Through the power of His words, spoken by the priest who is consecrated and ordained in His name, Alter Christus (another Christ), bread becomes His Body and wine becomes His Blood. The death of Jesus on the cross is inextricably linked to the Last Supper and every time the Holy Mass is celebrated, the sacrificial death of Jesus is presented and re-presented to His heavenly Father, in an un-bloody way, for the remission of sins.
In the words of Saint Paul in his first letter to the Corinthians, chapter 11: “For as often as eat this bread and drink this cup, you proclaim the Lord’s death until he comes” (1 Cor. 11:26).
The Eucharist and the priesthood were instituted simultaneously by Christ the night of the Last Supper and given as a new and everlasting covenant. This new covenant was sealed, not by the blood of animals as in the covenants of old, but it was sealed in the precious Blood of Christ.
“Happy are those who are called to His supper.”
And although the third element of this evening’s Mass may seem strange and out of place, namely the washing of the Apostles’ feet, which we too will re-enact in a few moments, it is actually, supremely significant and perfectly fitting in the context of the Last Supper.
Jesus tells His apostles, after He had washed their feet, “I have given you a model to follow, so that as I have done for you, you should also do.”
In other words, the Holy Eucharist draws us into the self-giving love of Jesus Christ. As He humbled Himself to serve His apostles by washing their feet, so He showed us the way we are to love and serve one another.
Our Holy Father, Pope Benedict XVI, in his first encyclical, Deus Caritas Est, (God is Love), put it like this:
“Jesus gave this act of oblation an enduring presence through His institution of the Eucharist at the Last Supper…The Eucharist draws us into Jesus’ act of self-oblation” (his act of self-giving love). He goes on to say: “More than just statically receiving the Incarnate Word, we enter into the very dynamic of His self-giving.”
Yes, happy are those who are called to His supper. “But Lord, I am not worthy to receive you, only say the word and I shall be healed.”
None of us are worthy of such a remarkable gift. But we can make ourselves less unworthy to receive the Lord by having frequent recourse to the Sacrament of Reconciliation, the Sacrament of Confession. Just as Jesus spent a great deal of His time on earth forgiving sinners, reconciling those who had strayed, and healing the wounded; so on this night with the institution of the priesthood, He makes it possible to continue His ministry of mercy in the person of the priest.

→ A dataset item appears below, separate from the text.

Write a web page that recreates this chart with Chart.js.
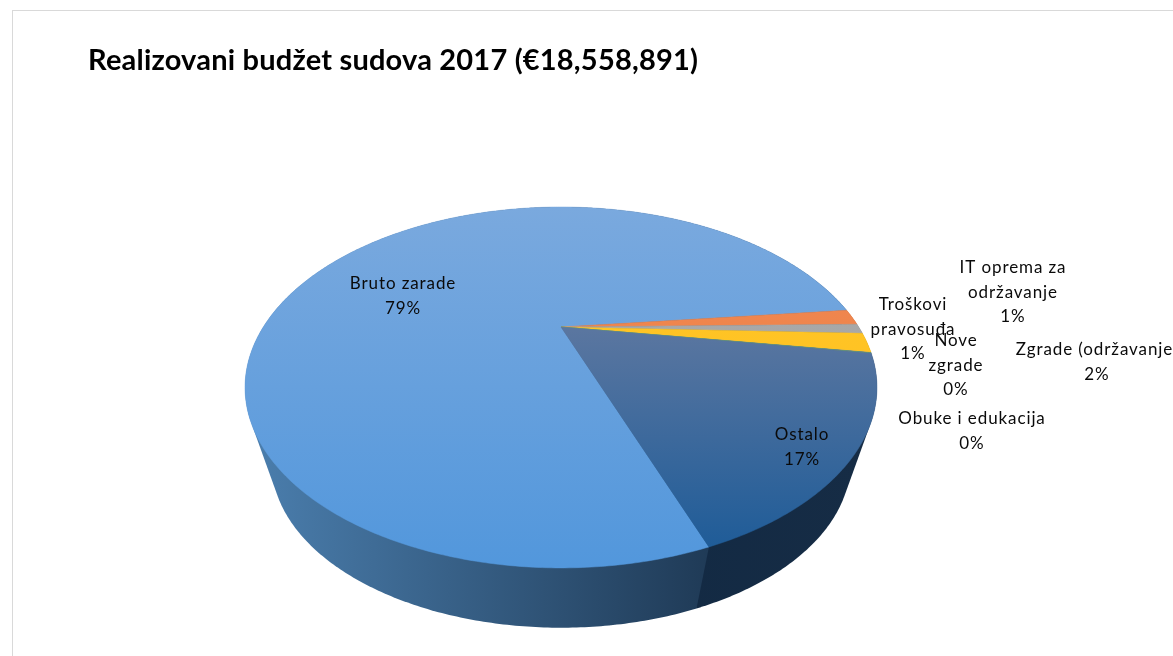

He said to His apostles on the evening of the resurrection; “whose sins you forgive on earth, they are forgiven in heaven.”
In so many words Jesus washes our feet, that is, he washes our souls in preparation to receive Him in Holy Communion.
After the Last Supper, the Apostles went out with Jesus across the Kidron Valley to the Garden of Olives, to pray with Him and to keep watch.
We will do the same thing this evening after this Mass as we follow the Lord in the Blessed Sacrament in procession to the basement of the church to the Altar of Repose where we, too, can watch and pray with the Lord.
Let us take this time to thank the Lord for the great gift of the Lord in the Eucharist, the gift of the priesthood, and the gift of Christ’s new commandment “to love as He loved.”
Yes, this is the Lamb of God who takes away the sins of the world; happy are those who are called to His Supper!